The cowboy hat perfectly fits the setting, a desert of muted pinks and beiges. But there’s little to see in the landscape — just a cactus and a couple of rocks — so the hat seems like a novelty worth coveting. The initial plot points sound like a set-up ripe for a lesson about cooperation, but Klassen is full of surprises.

The first is that the characters share a peculiar quality with the animals in Klassen’s first two hat books. The turtles, like the bear, the bunny, and the fish in the previous stories, are anthropomorphized — they like hats and have human emotions — but they remain slightly dopey. Kid readers are sharper and know the drill. One object of desire and two animals? That’s easy. The turtles should just share.

But the turtles can’t do the math. Both want the hat, but each is afraid of hurting the other’s feelings. They model it for each other and trade compliments: “How does it look on me? It looks good on you. How does it look on me?

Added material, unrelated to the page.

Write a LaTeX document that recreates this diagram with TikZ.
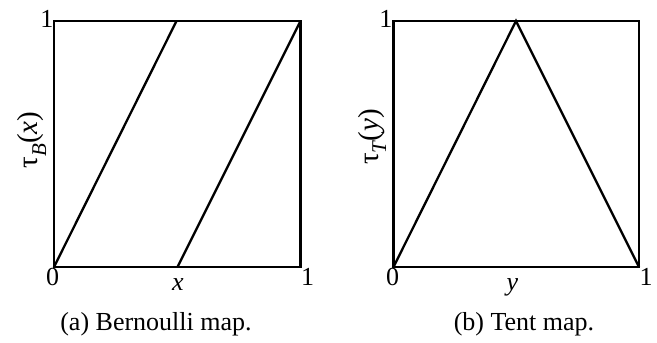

It looks good on you too.’’ Then they leave the hat behind reluctantly to watch the setting sun together.

This story does not end with an emblematic Western sunset, however.

Klassen’s hallmark deadpan style continues in Part Three “Going to Sleep’’ in which the turtles try mightily to shake their longing for the hat. Throughout the simple, repetitive text hits a sweet spot for beginning readers, yet honors their intelligence with sophisticated, dry wit, too.

Can the turtles give up the hat? Will they ever learn to share? In the end, Klassen trades the cheerful and bloodless brutality of the first two hat books for a transcendent ending. “We Found a Hat’’ is a moving story about loyalty, sacrifice, friendship, and the power of imagination.